Path(s) to Degree

The following sample timelines outline courses and other activities that are expected of doctoral students in the Ph.D. Program in Urban Education. 


The following timeline to degree is an example of students' program trajectory for the Ph.D. Program in Urban Education.

The program shows a maximum reasonable rate of progress for full-time residency for the first three years. Part-time students would follow the program in the first two columns, but are expected to meet the University's residency requirement by completing at least 12 credits in each of two consecutive semesters, normally sometime before being advanced to candidacy.

Full-time students who enter with a master's degree in education and are granted a significant number of graduate credits toward the Ph.D. degree have the possibility of reaching candidacy after four semesters.

The Urban Education Student Handbook has more detailed information on students' program trajectory.

  Semester I Semester II 15 Credits MA**
Year One Pedagogy Core
History Core
Colloquium (1 credit)
Intro/Methods Core
Policy Core
First Examination
13 credits
Year Two Research Methods (1)
Research Methods (2)
12 credits
Year Three Research Methods (3)
12 credits
Year Four Elective
Second Examination*
9 credits

61 total credits
Year Five *** Dissertation proposal defense

* Advancement to Candidacy takes place after the Second Examination and course work is completed.

** For students entering the program with a Master’s Degree a maximum of 15 credits will be transferred.

*** Can be scheduled in consultation with adviser before or after the second examination.

Making the most of your studies: semester by semester

Based on ten semesters, we have outlined the following focuses and expectations for each semester to make the most of your studies.

The major expectation is for the student to acclimate to doctoral study. They should engage in all Colloquium activities and the core courses.

The student should focus on their studies and be expected to participate in one or more professional development and public events given by the program.

The student takes their first take-home exam in either June or August after all the core courses have been successfully complete with a B or above grade.

The student should start thinking about the focus of their research and identifying relevant course work in consultation with one’s advisor.  Students take elective courses and are encouraged to complete their methods course requirements.

The student should continue to focus on a research question and meet regularly with their adviser to discuss appropriate literature to review.

Students should be building relationships with Urban Education faculty members to identify a second exam Advisor and committee members. Students are encouraged to attend professional conferences and professional development workshops offered by the Urban Education program or another program at The Graduate Center (e.g. writing for publication, public-facing scholarship, Center for Teaching and Learning) so that they can actively engage in academic research and scholarship to build their CV.

The student should now be working with a committee of faculty, most closely with their Chair of their second exam and thinking about developing their dissertation proposal.

Students are encouraged to consider writing for publication either alone, with another student, or with a faculty member. During this semester, the student should prepare to take their second exam.

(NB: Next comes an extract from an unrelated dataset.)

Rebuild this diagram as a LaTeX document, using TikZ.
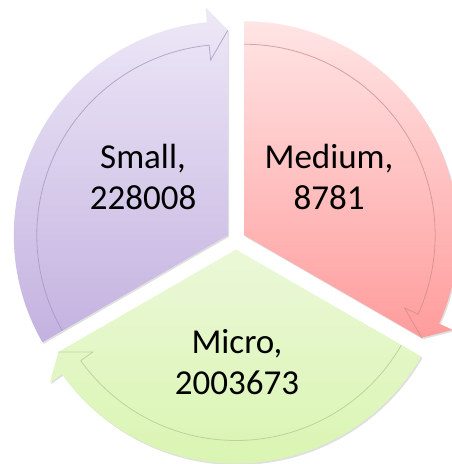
\documentclass[tikz,border=0pt]{standalone}
\usepackage{fontspec}
\setmainfont{Carlito}
\usetikzlibrary{shadows}
\definecolor{pTop}{HTML}{EEE8F7}
\definecolor{pBot}{HTML}{C3B2E0}
\definecolor{pLine}{HTML}{A496BC}
\definecolor{rTop}{HTML}{FFE5E5}
\definecolor{rBot}{HTML}{FF9C9C}
\definecolor{rLine}{HTML}{CC8C8C}
\definecolor{gTop}{HTML}{EBF8D8}
\definecolor{gBot}{HTML}{DAF5B2}
\definecolor{gLine}{HTML}{AFC894}
\newcommand\Rout{214}
\newcommand\Rin{191}
\newcommand\Rbo{229}
\newcommand\Rbi{176}
\newcommand\Rtip{205}
\newcommand\headang{5.6}
\newcommand\cyclesegment[6]{%
  \begin{scope}[shift={(#1pt,#2pt)}]
    \pgfmathsetmacro\ea{#3-120}
    \pgfmathsetmacro\eb{#3-120+\headang}
    \path[segfill, top color=#4, bottom color=#5]
      (0,0) -- (#3:\Rout pt) arc[start angle=#3, end angle=\eb, radius=\Rout pt]
      -- (\eb:\Rbo pt) -- (\ea:\Rtip pt) -- cycle;
    \draw[bandline, draw=#6]
      (#3:\Rin pt) arc[start angle=#3, end angle=\eb, radius=\Rin pt]
      -- (\eb:\Rbi pt) -- (\ea:\Rtip pt);
  \end{scope}}
\tikzset{
  segfill/.style={drop shadow={opacity=0.25, shadow xshift=1.2pt, shadow yshift=-1.5pt}},
  bandline/.style={line width=0.8pt, draw opacity=0.75},
  label/.style={align=center, inner sep=0pt, font=\fontsize{35}{41}\selectfont}
}
\begin{document}
\begin{tikzpicture}[x=1pt, y=1pt]
  \useasboundingbox (0,0) rectangle (451,464);
  \fill[white] (0,0) rectangle (451,464);
  \cyclesegment{227.8}{228.75}{210}{pTop}{pBot}{pLine}
  \cyclesegment{244.2}{228.75}{90}{rTop}{rBot}{rLine}
  \cyclesegment{236}{214.5}{-30}{gTop}{gBot}{gLine}
  \node[label] (small) at (143,287) {Small,\\228008};
  \node[label] (medium) at (329,287) {Medium,\\8781};
  \node[label] (micro) at (237,102) {Micro,\\2003673};
\end{tikzpicture}
\end{document}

The goals for the Second Exam are:

  • Students will demonstrate written and oral fluency and in depth knowledge of a broad range of scholarship in their chosen field of study.
  • Students will initiate and sustain a dialogue with their supervisory committee about salient academic work relevant to their chosen field of study (as the field is agreed to by the student's supervisory committee).
  • Students will demonstrate high levels of written and oral competence regarding theories, methods, and research that are germane to their dissertation topic.
  • Students will initiate and sustain a dialogue with their committee regarding the salient values, ethics and morals associated with the research they propose to undertake for the dissertation, including the tenets of informed consent and the necessity to conduct research involving human subjects that provide participants a sense of autonomy, beneficence and social justice.

The student should continue to write and publish articles. By this time, they should also demonstrate to a dissertation committee that they can initiate and sustain a dialogue concerning a written proposal for a dissertation research project. This may or may not require IRB approval, depending on whether the student’s research involves human participants.

The student is expected to continue their dissertation research. Also, with guidance from the dissertation Chair, the student should discuss career possibilities.

The student should be close to completing their dissertation. Students should consider converting part of their dissertation research into scholarly publication(s). Additionally, students should actively pursue career opportunities.